John Hyre has a very reasonable qualifier saying maybe 3 or 4 properties per llc/lp. you get some seperation but not the extra paper work/tax return/bank account/expense of having 55 llcS/lpS. The degree and layers of protection that you need are determined by your comfort level, your attorney and a whole buch of other factors, that I have just scratched the surface on. good luck.

David Krulac
Central Pennsylvania

Re: Trusts and asset protection… - Posted by Jeff M

Posted by Jeff M on September 16, 2002 at 20:29:00:

David:
Thanks for the reply! I, personally, intend to buy many SFH’s to hold and rent for the long term mostly to lower income and possibly Section 8 tenants. Since I am not fliping, the dealer status doesn’t really apply in my situation. Second, I understand equity stripping, and plan to do that in the future, but, currently, I need cash-flow. I have cash in the bank, so borrowing from the bank, and paying 6% OR 7% while the bank only pays me 1% seems stupid. I would be paying the bank 5% or 6% for the “privledge” of lending me my own money.

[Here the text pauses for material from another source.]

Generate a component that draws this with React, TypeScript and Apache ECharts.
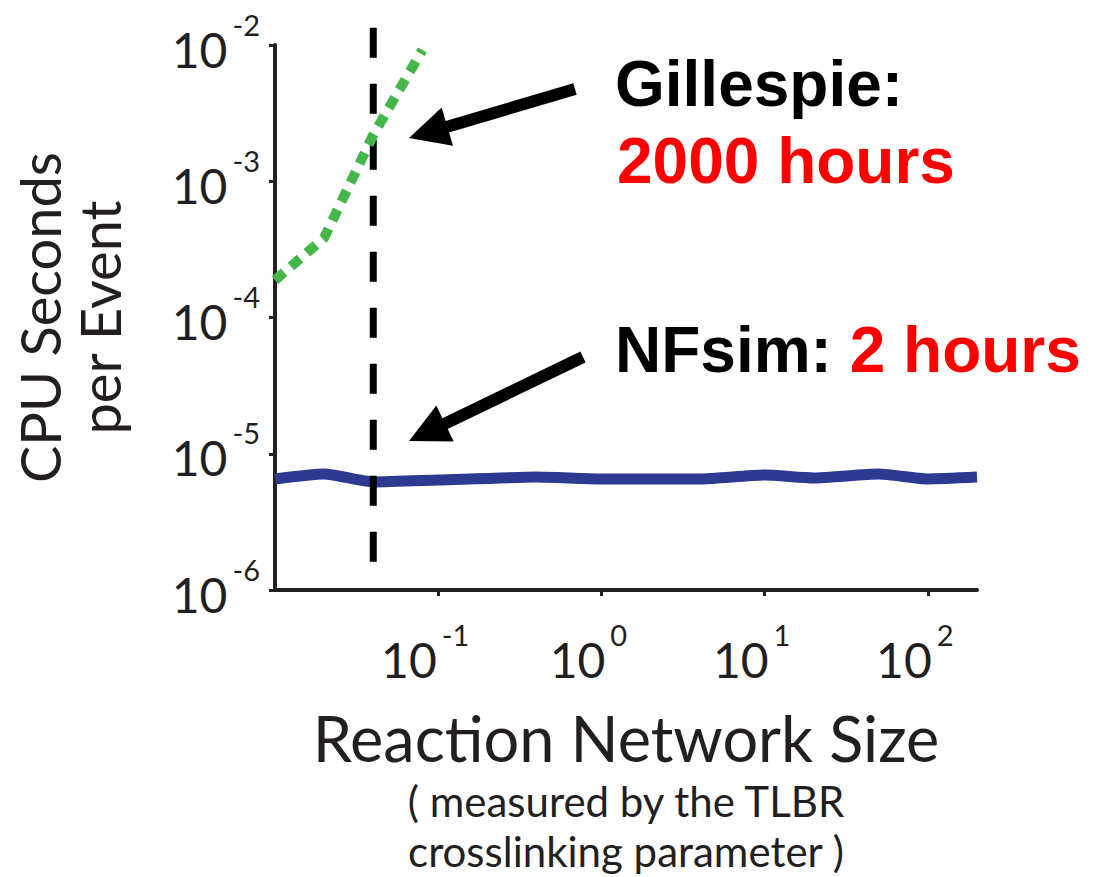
import React, { useEffect, useRef } from "react";
import * as echarts from "echarts";

// ---- data ----
const gillespieX = [0.01, 0.02, 0.04, 0.08];
const gillespieY = [1.88e-4, 3.84e-4, 2.19e-3, 9.2e-3];

const nfsimX = [0.01, 0.02, 0.04, 0.1, 0.4, 1, 4, 10, 20, 50, 100, 200];
const nfsimY = [6.53e-6, 7.1e-6, 6.21e-6, 6.41e-6, 6.74e-6, 6.53e-6, 6.53e-6, 6.98e-6, 6.64e-6, 7.1e-6, 6.53e-6, 6.74e-6];

const thresholdX = 0.04;
const thresholdYRange = [1.61e-6, 1.4e-2];

const xRange = [0.01, 200];
const yRange = [1e-6, 1e-2];
const xTickExponents = [-1, 0, 1, 2];
const yTickExponents = [-6, -5, -4, -3, -2];

const yTitle = "CPU Seconds\nper Event";
const xTitle = "Reaction Network Size";
const xSubtitle = ["( measured by the TLBR", "crosslinking parameter )"];
const gillespieLabel = ["Gillespie:", "2000 hours"];
const nfsimLabel = ["NFsim: ", "2 hours"];

const FONT = 'Lato, "Open Sans", sans-serif';
const BOLD = '"Liberation Sans", Arial, sans-serif';
const INK = "#231f20";

function arrow(tail: number[], tip: number[], shaftW: number, headL: number, headW: number) {
  const dx = tip[0] - tail[0];
  const dy = tip[1] - tail[1];
  const len = Math.hypot(dx, dy);
  const ux = dx / len, uy = dy / len;
  const nx = -uy, ny = ux;
  const bx = tip[0] - ux * headL, by = tip[1] - uy * headL;
  const pts = [
    [tail[0] + nx * shaftW / 2, tail[1] + ny * shaftW / 2],
    [bx + nx * shaftW / 2, by + ny * shaftW / 2],
    [bx + nx * headW / 2, by + ny * headW / 2],
    [tip[0], tip[1]],
    [bx - nx * headW / 2, by - ny * headW / 2],
    [bx - nx * shaftW / 2, by - ny * shaftW / 2],
    [tail[0] - nx * shaftW / 2, tail[1] - ny * shaftW / 2],
  ];
  return { type: "polygon", shape: { points: pts }, style: { fill: "#000" }, silent: true };
}

const expLabel = (tickExps: number[]) => (v: number) => {
  const e = Math.round(Math.log10(v));
  if (!tickExps.includes(e)) return "";
  return `{b|10}{e|${e}}`;
};

const labelRich = {
  b: { fontFamily: FONT, fontSize: 48, color: INK, padding: [8, 0, 0, 0] },
  e: { fontFamily: FONT, fontSize: 29, color: INK, padding: [0, 0, 42, 5] },
};

export default function App() {
  const ref = useRef<HTMLDivElement>(null);
  useEffect(() => {
    if (!ref.current) return;
    const chart = echarts.init(ref.current, undefined, { renderer: "svg" });
    const option = {
      animation: false,
      backgroundColor: "#ffffff",
      grid: { left: 275, right: 125, top: 45, bottom: 287, containLabel: false, outerBoundsMode: "none" },
      xAxis: {
        type: "log",
        logBase: 10,
        min: xRange[0],
        max: xRange[1],
        name: `{a|${xTitle}}\n{s|${xSubtitle[0]}}\n{s|${xSubtitle[1]}}`,
        nameLocation: "middle",
        nameGap: 108,
        nameTextStyle: {
          rich: {
            a: { fontFamily: FONT, fontSize: 63, lineHeight: 78, color: INK },
            s: { fontFamily: FONT, fontSize: 42, lineHeight: 50, color: INK },
          },
        },
        axisLine: { show: true, lineStyle: { color: INK, width: 4 } },
        axisTick: { show: true, inside: false, length: 6, lineStyle: { color: INK, width: 3 } },
        axisLabel: {
          formatter: expLabel(xTickExponents),
          rich: labelRich,
          margin: 30,
          showMinLabel: false,
          showMaxLabel: false,
          padding: [0, 26, 0, 0],
        },
        splitLine: { show: false },
      },
      yAxis: {
        type: "log",
        logBase: 10,
        min: yRange[0],
        max: yRange[1],
        name: yTitle,
        nameLocation: "middle",
        nameRotate: 90,
        nameGap: 146,
        nameTextStyle: { fontFamily: FONT, fontSize: 56, lineHeight: 60, color: INK },
        axisLine: { show: true, lineStyle: { color: INK, width: 4 } },
        axisTick: { show: true, inside: false, length: 6, lineStyle: { color: INK, width: 3 } },
        axisLabel: {
          formatter: expLabel(yTickExponents),
          rich: labelRich,
          margin: 15,
        },
        splitLine: { show: false },
      },
      series: [
        {
          name: "NFsim",
          type: "line",
          data: nfsimX.map((x, i) => [x, nfsimY[i]]),
          symbol: "none",
          smooth: 0.2,
          lineStyle: { color: "#2c3a92", width: 11 },
          z: 3,
        },
        {
          name: "Threshold",
          type: "line",
          data: [[thresholdX, thresholdYRange[0]], [thresholdX, thresholdYRange[1]]],
          symbol: "none",
          clip: false,
          lineStyle: { color: "#000000", width: 7, type: [30, 26], cap: "butt" },
          z: 4,
        },
        {
          name: "Gillespie",
          type: "line",
          data: gillespieX.map((x, i) => [x, gillespieY[i]]),
          symbol: "none",
          clip: false,
          lineStyle: { color: "#45b649", width: 10, type: [12, 9], cap: "butt" },
          z: 5,
        },
      ],
      graphic: [
        {
          type: "text",
          x: 615,
          y: 84,
          silent: true,
          style: { text: gillespieLabel[0], fill: "#000", font: `bold 64px ${BOLD}`, align: "left", verticalAlign: "middle" },
        },
        {
          type: "text",
          x: 617,
          y: 161,
          silent: true,
          style: { text: gillespieLabel[1], fill: "#ff0000", font: `bold 64px ${BOLD}`, align: "left", verticalAlign: "middle" },
        },
        {
          type: "text",
          x: 615,
          y: 350,
          silent: true,
          style: {
            text: `{k|${nfsimLabel[0]}}{r|${nfsimLabel[1]}}`,
            align: "left",
            verticalAlign: "middle",
            rich: {
              k: { fill: "#000", fontFamily: BOLD, fontWeight: "bold", fontSize: 64 },
              r: { fill: "#ff0000", fontFamily: BOLD, fontWeight: "bold", fontSize: 64 },
            },
          },
        },
        arrow([575, 89], [409, 138], 12, 40, 40),
        arrow([583, 357], [409, 441], 12, 40, 40),
      ],
    };
    chart.setOption(option as any);
    return () => chart.dispose();
  }, []);
  return (
    <div
      ref={ref}
      style={{ position: "absolute", left: 0, top: 0, width: 1102, height: 877, background: "#fff" }}
    />
  );
}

Anyway, I might consider doing a LOC on each of the properites, or having a friend file a lein against my property for money he “loaned” me.
The question about liability comes up for many reasons, not the least of which is the fact that some landlords are being sued for “mold problems” with their properties. As I understand it, no insurance covers this liability. If I don’t have a LL structure of some type, it is simply “ME” standing there naked against the claimant. I would have no insurance company defense lawyer, and would therefore be PERSONALLY liable. As far as I know, the umbrella doesn’t cover this either. I may be “seeing ghosts that aren’t there”, but I cannot afford to have my personal assets at risk to my RE investing business. I have not yet dealt with these tenants, so have no idea what they will be like. However, many of my fellow RE investor group do own these types of properties, and each of them have at least one story regarding a tenant who sued for one thing or another. These are infrequent occurances, but they do occur. That is what I am trying to prevent.
Again, thanks for the quick reply, and the insight. Good luck to you!